Former Werkdorpers remember the welcome they received in the Werkdorp after having come to the Netherlands on one of the children’s transports in 1938 or 1939:

Ilse Heymann puts it this way: ‘Of course we were completely confused. There you were as a young child, just sixteen, without parents or family. Whatever they did to take care of us, it could not be enough‘.
Alfred Cohn says: ‘It was pleasant. It was not always fear and misery. We were worried, especially about my mother, but you get used to worrying‘. 
Hans Heinz Laufer thinks the most important thing about the Working Village was the liberation he felt: ‘I was suddenly a different person. Everyone there was Jewish and you were respected. You cannot imagine that if you have not been oppressed as a minority yourself.

These last remarks make it clear at once that life for a Jew in Germany soon after Hitler came to power was no longer – to use a Yiddish word – ‘jofel’ (= pleasant). A life you don’t want to live.

Loneliness, homesickness, after a while no contact with family because they had been rounded up and taken to Poland or Belarus. But you do have contact with relatives who are already in England or the US and the (justified) fear of not being able to travel after them yourself, even if you had a ticket for the boat or a visa in your pocket. And then there are younger brothers or sisters waiting in host families. Waiting, yes, but for what? All these feelings will have coloured their days.

Daily routine
Everyday life has a strict daily rhythm. The young Werkdorper Hajo Meijer, born in Bielefeld in 1924 and who died in Heiloo in 2014, describes it in detail in a letter to his parents.

Getting up at 6.30am. Breakfast half an hour later. That is not bad in his time. There is porridge, bread, coffee, tea. In the beginning, poor man is kitchen master. There is a shortage of everything.
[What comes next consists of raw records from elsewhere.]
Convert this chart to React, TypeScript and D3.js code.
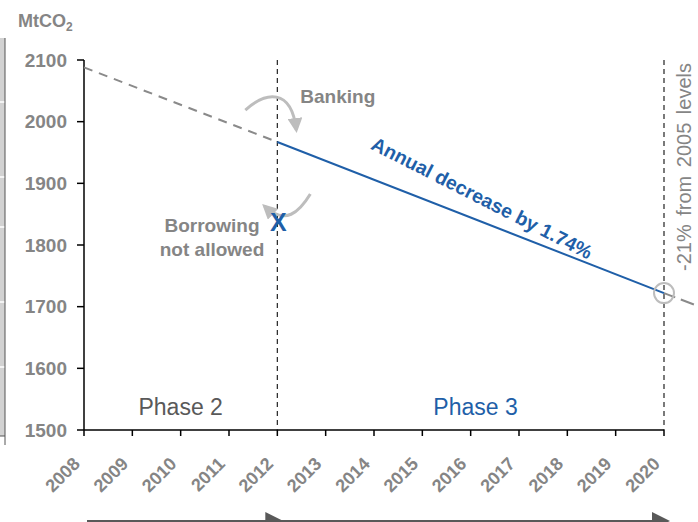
import * as d3 from 'd3';

const years = [2008, 2009, 2010, 2011, 2012, 2013, 2014, 2015, 2016, 2017, 2018, 2019, 2020];
const yTicks = [1500, 1600, 1700, 1800, 1900, 2000, 2100];

// cap trajectory
const phase2Years = [2008, 2012];
const phase2Values = [2088, 1967];
const phase3Years = [2012, 2020];
const phase3Values = [1967, 1722];
const extYears = [2020, 2020.7];
const extValues = [1722, 1701];

const phaseLabels = ['Phase 2', 'Phase 3'];
const phaseMid = [2010, 2016.1];
const phaseRanges = [[2008, 2012], [2012, 2020]];

const BLUE = '#1f5fa8';
const GREY = '#858585';
const LIGHT = '#bdbdbd';
const FONT = 'Arial, "Liberation Sans", sans-serif';

const W = 698;
const H = 522;
const margin = { left: 84, right: 34, top: 60, bottom: 92 };

const App = () => {
  const x = d3.scaleLinear()
    .domain([2008, 2020])
    .range([margin.left, W - margin.right]);
  const y = d3.scaleLinear()
    .domain([1500, 2100])
    .range([H - margin.bottom, margin.top]);

  const line = d3.line<[number, number]>()
    .x(d => x(d[0]))
    .y(d => y(d[1]));

  const zip = (a: number[], b: number[]) => a.map((v, i) => [v, b[i]] as [number, number]);

  const y0 = y(1500);
  const yTop = y(2100);
  const endX = x(2020);
  const endY = y(phase3Values[1]);
  const x12 = x(2012);
  const y12 = y(phase2Values[1]);

  return (
    <svg width={W} height={H} style={{ position: 'absolute', left: 0, top: 0, display: 'block' }}
      fontFamily={FONT}>
      <defs>
        <marker id="arrGrey" viewBox="0 0 10 10" refX="8" refY="5" markerWidth="5" markerHeight="5" orient="auto">
          <path d="M0,0 L10,5 L0,10 z" fill={LIGHT} />
        </marker>
      </defs>

      {/* cropped edge of neighbouring chart */}
      <rect x={0} y={38} width={5} height={398} fill="#d2d2d2" />
      {[102, 177, 227, 302, 367].map(v => (
        <line key={v} x1={0} x2={5} y1={v} y2={v} stroke="#fff" strokeWidth={1.5} />
      ))}
      <line x1={5} x2={5} y1={38} y2={445} stroke="#555" strokeWidth={1} />
      <line x1={0} x2={5} y1={436} y2={436} stroke="#555" strokeWidth={1} />

      {/* unit label */}
      <text x={18} y={27} fontSize={18} fontWeight="bold" fill={GREY}>
        MtCO<tspan fontSize={12} dy={4}>2</tspan>
      </text>

      {/* y axis */}
      <line x1={margin.left} x2={margin.left} y1={yTop} y2={y0} stroke="#000" strokeWidth={1.5} />
      {yTicks.map(t => (
        <g key={t}>
          <line x1={margin.left - 7} x2={margin.left} y1={y(t)} y2={y(t)} stroke="#000" strokeWidth={1.5} />
          <text x={67} y={y(t)} dy="0.35em" textAnchor="end" fontSize={19} fontWeight="bold" fill={GREY}>{t}</text>
        </g>
      ))}

      {/* x axis */}
      <line x1={margin.left} x2={endX} y1={y0} y2={y0} stroke="#000" strokeWidth={1.5} />
      {years.map(t => (
        <g key={t}>
          <line x1={x(t)} x2={x(t)} y1={y0} y2={y0 + 6} stroke="#000" strokeWidth={1.5} />
          <text transform={`translate(${x(t) - 3},${y0 + 35}) rotate(-45)`} textAnchor="end"
            fontSize={18} fontWeight="bold" fill={GREY}>{t}</text>
        </g>
      ))}

      {/* phase boundaries */}
      {[2012, 2020].map(t => (
        <line key={t} x1={x(t)} x2={x(t)} y1={yTop} y2={y0} stroke="#222" strokeWidth={1.2} strokeDasharray="5,4" />
      ))}

      {/* cap trajectory */}
      <path d={line(zip(phase2Years, phase2Values)) || ''} fill="none" stroke="#8a8a8a" strokeWidth={2} strokeDasharray="9,7" />
      <path d={line(zip(extYears, extValues)) || ''} fill="none" stroke="#8a8a8a" strokeWidth={2} strokeDasharray="12,6,14" />
      <path d={line(zip(phase3Years, phase3Values)) || ''} fill="none" stroke={BLUE} strokeWidth={2} />

      <circle cx={endX} cy={endY} r={10} fill="none" stroke={LIGHT} strokeWidth={2} />

      {/* banking arrow */}
      <path d={`M${x12 - 32},${y12 - 32} C${x12 - 12},${y12 - 50} ${x12 + 14},${y12 - 55} ${x12 + 19},${y12 - 12}`}
        fill="none" stroke={LIGHT} strokeWidth={3} markerEnd="url(#arrGrey)" />
      <text x={x12 + 23} y={103} fontSize={19} fontWeight="bold" fill={GREY}>Banking</text>

      {/* borrowing arrow */}
      <path d={`M${x12 + 33},${194} C${x12 + 22},${212} ${x12 + 8},${226} ${x12 - 13},${206}`}
        fill="none" stroke={LIGHT} strokeWidth={3} markerEnd="url(#arrGrey)" />
      <text x={x12 + 1} y={222} dy="0.35em" textAnchor="middle" fontSize={25} fontWeight="bold" fill={BLUE}>X</text>
      <text x={212} y={232} textAnchor="middle" fontSize={19} fontWeight="bold" fill={GREY}>Borrowing</text>
      <text x={212} y={256} textAnchor="middle" fontSize={19} fontWeight="bold" fill={GREY}>not allowed</text>

      {/* annotations */}
      <text transform={`translate(482,198) rotate(27)`} textAnchor="middle" dy="0.35em"
        fontSize={19.5} fontWeight="bold" fill={BLUE}>Annual decrease by 1.74%</text>
      <text transform={`translate(684,167) rotate(-90)`} textAnchor="middle" dy="0.35em"
        fontSize={20} fill={GREY} wordSpacing={3}>-21% from 2005 levels</text>

      {phaseLabels.map((p, i) => (
        <text key={p} x={x(phaseMid[i])} y={y0 - 15} textAnchor="middle" fontSize={23}
          fill={i === 0 ? '#595959' : BLUE}>{p}</text>
      ))}

      {/* phase arrows */}
      {phaseRanges.map(([a, b], i) => (
        <g key={i}>
          <line x1={x(a) + 3} x2={x(b)} y1={521} y2={521} stroke="#595959" strokeWidth={2} />
          <path d={`M${x(b) - 12},${512} L${x(b) + 6},${521} L${x(b) - 12},${530} z`} fill="#595959" />
        </g>
      ))}
    </svg>
  );
};

export default App;
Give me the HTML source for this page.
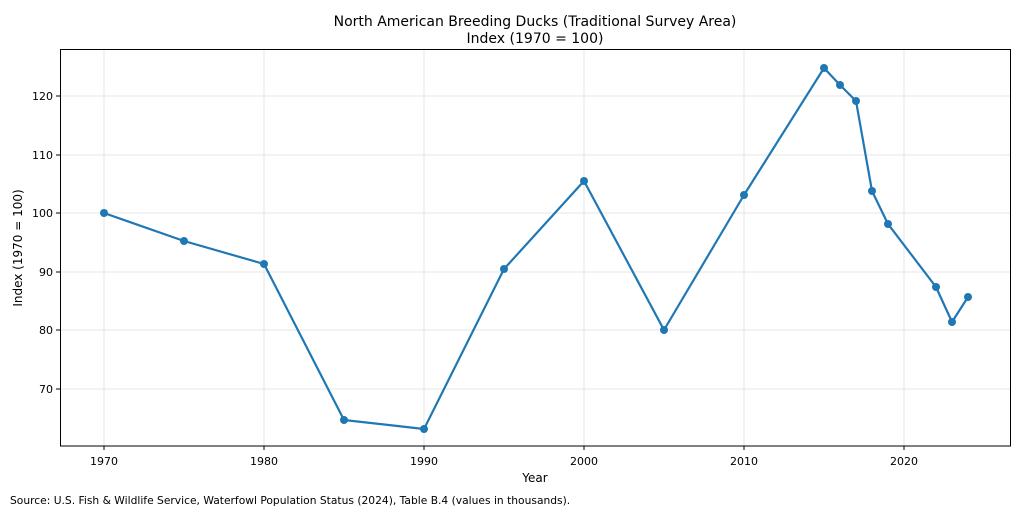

The intention is for the Working Village to become self-sufficient, but in the first year there is little to harvest. There are complaints that only two slices of bread per person are distributed with a little jam and no more. And a constant lack of money prevents us from making generous purchases in every area.

After breakfast, everyone goes to work. The women stay behind. They are trained in household chores and growing fruit and vegetables.  Their work is in and around the main building. Not everyone is happy about this. Real Palestinians know that there is no distinction in the kibbutz. Everyone can be put to work there. Some want to learn how to milk, but that is only allowed in exceptional cases.

The point is, of course, that these girls had other ideals before their arrival than to become housekeepers, especially those who had to interrupt their university studies or jobs. But there is no other choice. And the expectation is that everything will be different again after emigration.

At noon the bell rings for lunch. Hot food is also rather monotonous in the beginning. Lots of beans, potatoes and little fruit and vegetables. Food has to be bought and money is an ongoing problem. Once the farm and the fruit and vegetable garden start producing crops, everything becomes much better. There is even surplus.
Because of competition considerations, this cannot be sold to the regular trade. So it ‘disappears’ to Jewish merchants in Amsterdam.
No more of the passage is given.